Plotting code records
▶

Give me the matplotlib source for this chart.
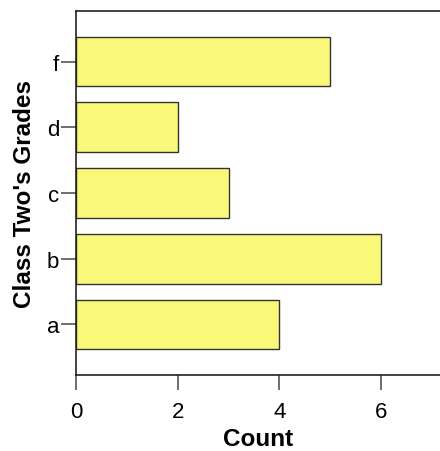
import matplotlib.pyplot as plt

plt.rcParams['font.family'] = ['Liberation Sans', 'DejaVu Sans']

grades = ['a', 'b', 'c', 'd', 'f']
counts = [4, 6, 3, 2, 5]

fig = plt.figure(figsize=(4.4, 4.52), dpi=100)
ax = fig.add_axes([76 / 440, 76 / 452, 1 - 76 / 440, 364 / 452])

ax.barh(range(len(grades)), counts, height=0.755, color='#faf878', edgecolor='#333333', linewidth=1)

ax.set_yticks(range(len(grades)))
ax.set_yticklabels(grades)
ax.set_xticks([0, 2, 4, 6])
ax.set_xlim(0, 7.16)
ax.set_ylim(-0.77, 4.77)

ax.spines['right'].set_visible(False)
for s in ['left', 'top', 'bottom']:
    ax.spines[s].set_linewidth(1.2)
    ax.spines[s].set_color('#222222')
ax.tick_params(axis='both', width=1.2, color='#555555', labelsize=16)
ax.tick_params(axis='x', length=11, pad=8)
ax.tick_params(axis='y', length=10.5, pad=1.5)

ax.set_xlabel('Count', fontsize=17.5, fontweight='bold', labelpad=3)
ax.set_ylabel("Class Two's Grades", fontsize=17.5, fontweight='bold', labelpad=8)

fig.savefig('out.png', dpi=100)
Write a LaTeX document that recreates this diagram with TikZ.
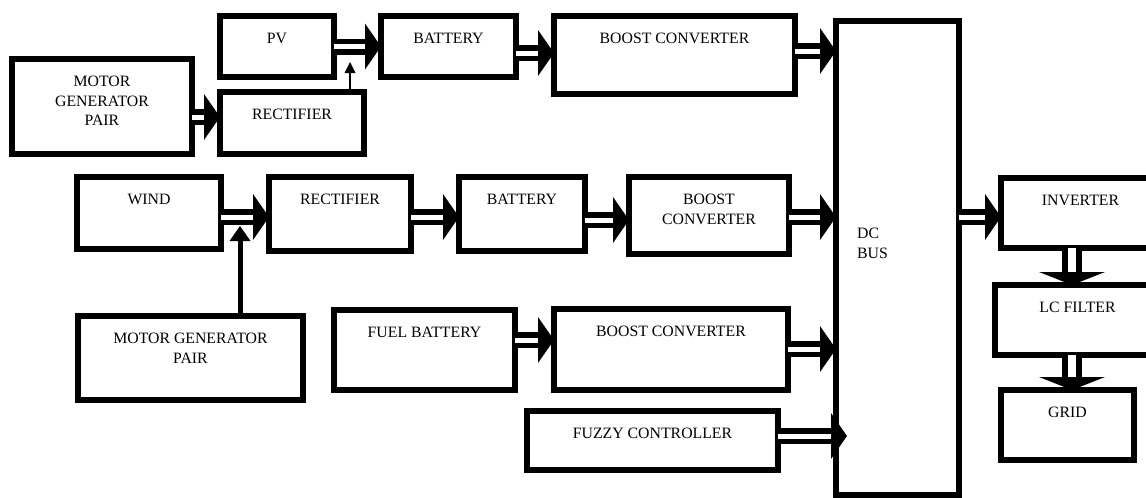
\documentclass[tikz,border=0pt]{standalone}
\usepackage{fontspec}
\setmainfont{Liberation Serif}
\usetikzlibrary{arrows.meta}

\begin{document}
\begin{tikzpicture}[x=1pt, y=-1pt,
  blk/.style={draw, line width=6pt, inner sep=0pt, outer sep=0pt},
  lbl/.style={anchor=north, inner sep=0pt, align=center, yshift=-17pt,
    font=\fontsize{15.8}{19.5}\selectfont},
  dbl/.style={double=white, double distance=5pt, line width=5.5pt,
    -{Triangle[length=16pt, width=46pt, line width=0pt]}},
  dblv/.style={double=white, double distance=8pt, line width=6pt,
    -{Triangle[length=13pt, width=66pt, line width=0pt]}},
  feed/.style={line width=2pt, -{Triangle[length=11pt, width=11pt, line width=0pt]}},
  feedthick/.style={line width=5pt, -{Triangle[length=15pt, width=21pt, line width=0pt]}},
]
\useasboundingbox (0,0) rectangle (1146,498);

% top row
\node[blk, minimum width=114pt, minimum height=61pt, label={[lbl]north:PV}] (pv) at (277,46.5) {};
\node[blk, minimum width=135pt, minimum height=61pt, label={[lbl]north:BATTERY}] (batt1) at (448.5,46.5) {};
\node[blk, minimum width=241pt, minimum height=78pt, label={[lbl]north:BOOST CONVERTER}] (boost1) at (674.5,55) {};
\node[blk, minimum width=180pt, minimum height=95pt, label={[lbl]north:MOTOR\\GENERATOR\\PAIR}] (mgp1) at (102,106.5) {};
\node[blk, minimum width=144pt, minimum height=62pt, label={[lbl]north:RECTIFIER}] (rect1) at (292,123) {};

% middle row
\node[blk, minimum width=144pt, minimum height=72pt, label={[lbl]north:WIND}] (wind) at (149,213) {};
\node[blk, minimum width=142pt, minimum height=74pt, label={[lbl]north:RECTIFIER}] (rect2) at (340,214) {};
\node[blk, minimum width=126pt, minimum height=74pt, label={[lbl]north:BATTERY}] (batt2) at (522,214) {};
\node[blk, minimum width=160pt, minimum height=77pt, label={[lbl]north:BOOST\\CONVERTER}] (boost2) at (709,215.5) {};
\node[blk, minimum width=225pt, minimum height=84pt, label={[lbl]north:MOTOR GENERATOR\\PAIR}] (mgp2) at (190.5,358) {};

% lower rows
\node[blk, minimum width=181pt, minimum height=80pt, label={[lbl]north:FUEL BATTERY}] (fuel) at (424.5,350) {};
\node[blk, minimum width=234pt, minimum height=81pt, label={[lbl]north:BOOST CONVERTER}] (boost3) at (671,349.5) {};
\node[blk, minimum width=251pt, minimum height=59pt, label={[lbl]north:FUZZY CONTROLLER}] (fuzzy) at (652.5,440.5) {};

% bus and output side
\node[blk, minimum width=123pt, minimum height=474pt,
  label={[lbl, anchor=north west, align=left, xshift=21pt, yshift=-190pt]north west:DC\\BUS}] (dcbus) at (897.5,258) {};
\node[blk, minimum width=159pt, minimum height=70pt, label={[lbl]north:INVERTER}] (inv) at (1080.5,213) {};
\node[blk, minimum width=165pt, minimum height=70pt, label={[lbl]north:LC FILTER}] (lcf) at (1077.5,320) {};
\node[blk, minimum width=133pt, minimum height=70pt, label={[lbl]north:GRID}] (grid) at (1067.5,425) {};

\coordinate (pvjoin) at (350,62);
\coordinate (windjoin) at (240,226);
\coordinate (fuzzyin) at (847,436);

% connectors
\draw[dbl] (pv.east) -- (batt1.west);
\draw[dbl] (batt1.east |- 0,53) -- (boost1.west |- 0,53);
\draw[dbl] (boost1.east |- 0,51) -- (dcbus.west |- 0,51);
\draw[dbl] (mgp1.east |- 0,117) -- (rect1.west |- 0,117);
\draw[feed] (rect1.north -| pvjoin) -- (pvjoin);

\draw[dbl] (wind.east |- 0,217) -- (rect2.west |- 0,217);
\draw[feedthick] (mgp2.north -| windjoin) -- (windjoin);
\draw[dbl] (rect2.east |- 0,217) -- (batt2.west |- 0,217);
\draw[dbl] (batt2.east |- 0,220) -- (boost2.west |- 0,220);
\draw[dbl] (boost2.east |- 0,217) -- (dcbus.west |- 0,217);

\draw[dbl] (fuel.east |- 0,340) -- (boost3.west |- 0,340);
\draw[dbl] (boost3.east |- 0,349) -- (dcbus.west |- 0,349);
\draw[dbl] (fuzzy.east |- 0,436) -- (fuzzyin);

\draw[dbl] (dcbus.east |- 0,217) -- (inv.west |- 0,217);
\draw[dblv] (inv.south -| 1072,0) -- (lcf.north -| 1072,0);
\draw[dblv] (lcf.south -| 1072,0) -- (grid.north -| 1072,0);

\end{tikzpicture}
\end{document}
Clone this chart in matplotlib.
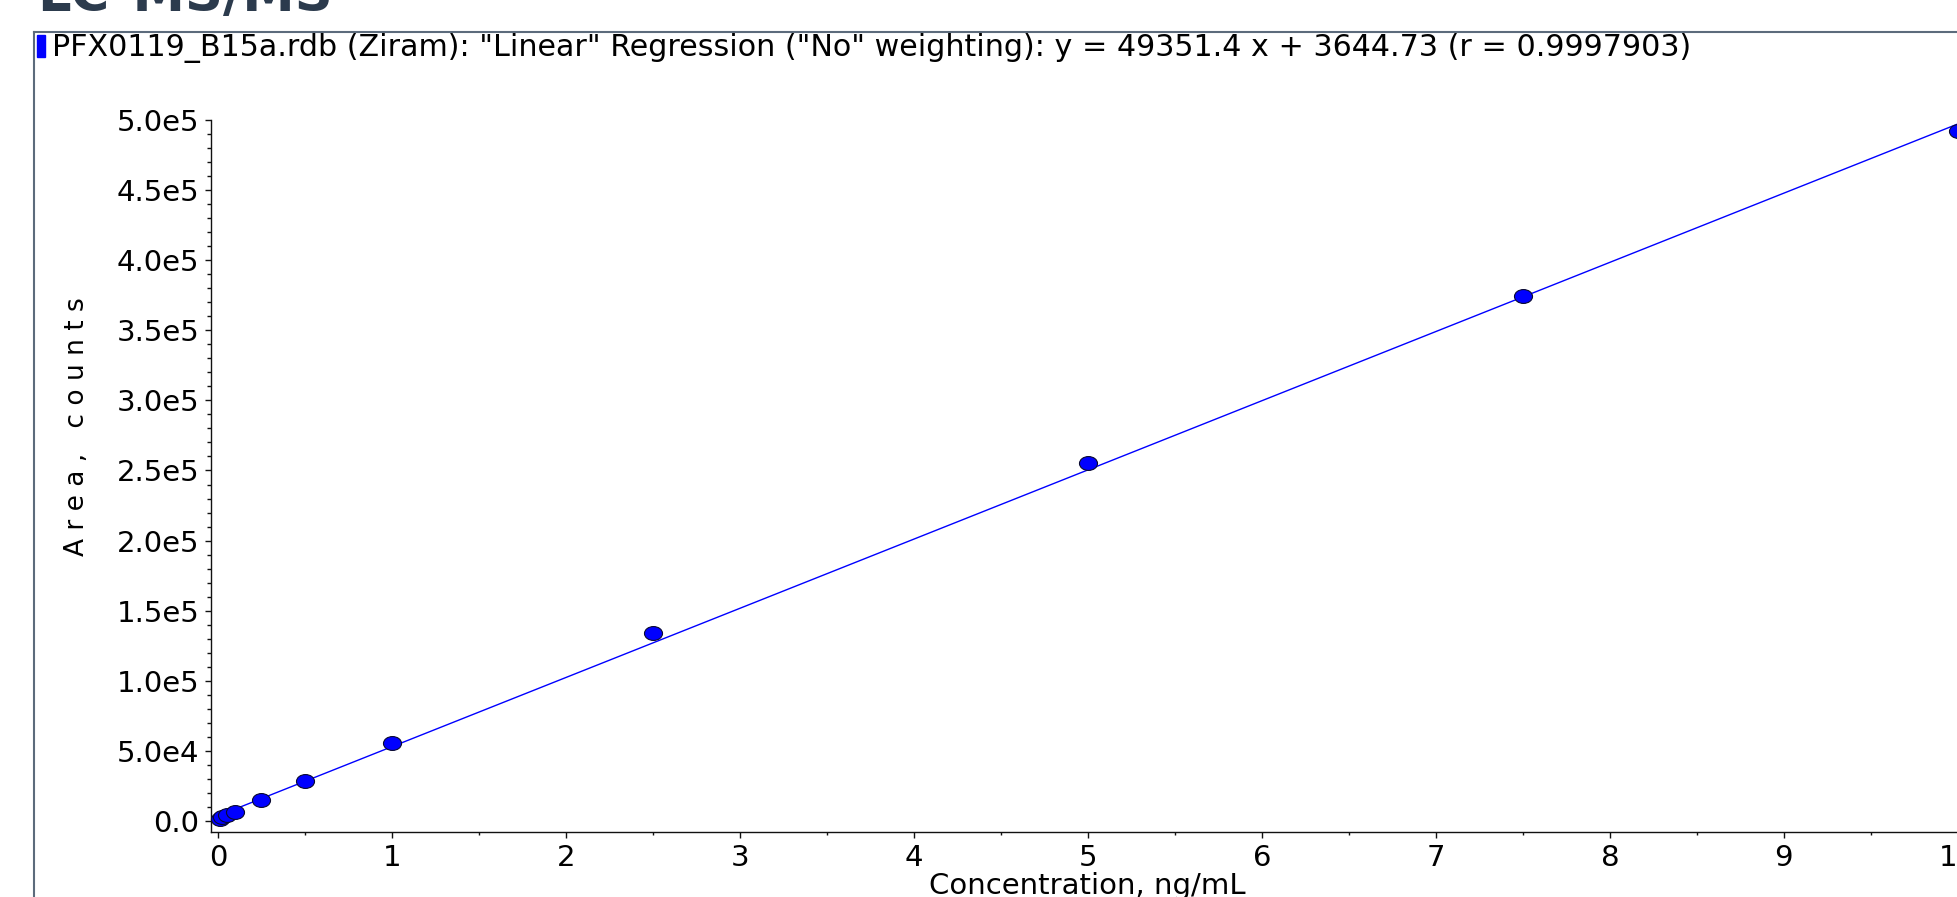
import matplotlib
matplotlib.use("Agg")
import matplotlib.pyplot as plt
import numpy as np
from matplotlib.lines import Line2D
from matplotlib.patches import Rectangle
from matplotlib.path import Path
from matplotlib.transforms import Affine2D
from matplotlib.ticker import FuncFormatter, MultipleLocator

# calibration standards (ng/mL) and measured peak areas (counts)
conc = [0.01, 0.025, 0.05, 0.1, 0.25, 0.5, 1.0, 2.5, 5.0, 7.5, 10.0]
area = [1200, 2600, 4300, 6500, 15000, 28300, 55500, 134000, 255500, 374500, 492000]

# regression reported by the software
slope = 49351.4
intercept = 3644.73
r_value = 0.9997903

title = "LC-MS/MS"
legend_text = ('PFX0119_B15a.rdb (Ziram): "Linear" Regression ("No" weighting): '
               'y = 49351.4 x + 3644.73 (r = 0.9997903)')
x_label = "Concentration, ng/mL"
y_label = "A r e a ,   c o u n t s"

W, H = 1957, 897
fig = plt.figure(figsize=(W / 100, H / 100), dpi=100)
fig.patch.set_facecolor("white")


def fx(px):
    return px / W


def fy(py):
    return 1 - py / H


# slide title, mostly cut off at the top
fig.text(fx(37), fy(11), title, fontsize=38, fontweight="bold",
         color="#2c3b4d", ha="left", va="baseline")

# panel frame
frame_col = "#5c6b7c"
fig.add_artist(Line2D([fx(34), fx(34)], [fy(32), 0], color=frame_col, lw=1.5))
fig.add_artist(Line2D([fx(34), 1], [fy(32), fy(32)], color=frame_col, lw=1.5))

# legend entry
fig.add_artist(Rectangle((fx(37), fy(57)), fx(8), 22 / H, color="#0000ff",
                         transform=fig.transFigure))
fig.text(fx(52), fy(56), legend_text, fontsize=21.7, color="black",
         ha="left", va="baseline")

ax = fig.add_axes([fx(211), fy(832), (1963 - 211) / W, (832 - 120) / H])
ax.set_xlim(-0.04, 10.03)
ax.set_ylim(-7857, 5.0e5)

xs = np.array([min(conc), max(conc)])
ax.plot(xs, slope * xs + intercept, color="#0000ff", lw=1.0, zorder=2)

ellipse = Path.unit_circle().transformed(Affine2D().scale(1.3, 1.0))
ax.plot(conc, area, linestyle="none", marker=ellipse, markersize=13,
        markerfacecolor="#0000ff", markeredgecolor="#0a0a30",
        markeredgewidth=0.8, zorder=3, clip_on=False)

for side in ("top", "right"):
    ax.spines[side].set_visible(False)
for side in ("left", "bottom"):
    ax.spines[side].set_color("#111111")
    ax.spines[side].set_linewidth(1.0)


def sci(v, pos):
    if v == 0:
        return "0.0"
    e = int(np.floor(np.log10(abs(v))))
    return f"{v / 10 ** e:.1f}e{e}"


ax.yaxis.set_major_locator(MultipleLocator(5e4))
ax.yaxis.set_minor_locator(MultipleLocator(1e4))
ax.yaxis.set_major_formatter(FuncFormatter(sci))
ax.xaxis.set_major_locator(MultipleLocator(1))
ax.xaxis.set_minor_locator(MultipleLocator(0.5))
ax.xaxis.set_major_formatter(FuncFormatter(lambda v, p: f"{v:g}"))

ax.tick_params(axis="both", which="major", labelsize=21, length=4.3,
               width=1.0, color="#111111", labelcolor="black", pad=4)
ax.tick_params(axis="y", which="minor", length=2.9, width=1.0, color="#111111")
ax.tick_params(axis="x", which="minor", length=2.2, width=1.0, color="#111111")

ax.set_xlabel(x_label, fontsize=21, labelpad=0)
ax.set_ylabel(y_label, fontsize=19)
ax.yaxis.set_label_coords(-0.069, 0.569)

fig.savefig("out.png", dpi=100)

◀

**Work required**
Give again, word for word, the lines from the one that contains "Write a LaTeX" to the one that contains "(0,0) rectangle (1146,498);", both included. Omit the pictures.

**Answer to the exercise**
Write a LaTeX document that recreates this diagram with TikZ.
\documentclass[tikz,border=0pt]{standalone}
\usepackage{fontspec}
\setmainfont{Liberation Serif}
\usetikzlibrary{arrows.meta}

\begin{document}
\begin{tikzpicture}[x=1pt, y=-1pt,
  blk/.style={draw, line width=6pt, inner sep=0pt, outer sep=0pt},
  lbl/.style={anchor=north, inner sep=0pt, align=center, yshift=-17pt,
    font=\fontsize{15.8}{19.5}\selectfont},
  dbl/.style={double=white, double distance=5pt, line width=5.5pt,
    -{Triangle[length=16pt, width=46pt, line width=0pt]}},
  dblv/.style={double=white, double distance=8pt, line width=6pt,
    -{Triangle[length=13pt, width=66pt, line width=0pt]}},
  feed/.style={line width=2pt, -{Triangle[length=11pt, width=11pt, line width=0pt]}},
  feedthick/.style={line width=5pt, -{Triangle[length=15pt, width=21pt, line width=0pt]}},
]
\useasboundingbox (0,0) rectangle (1146,498);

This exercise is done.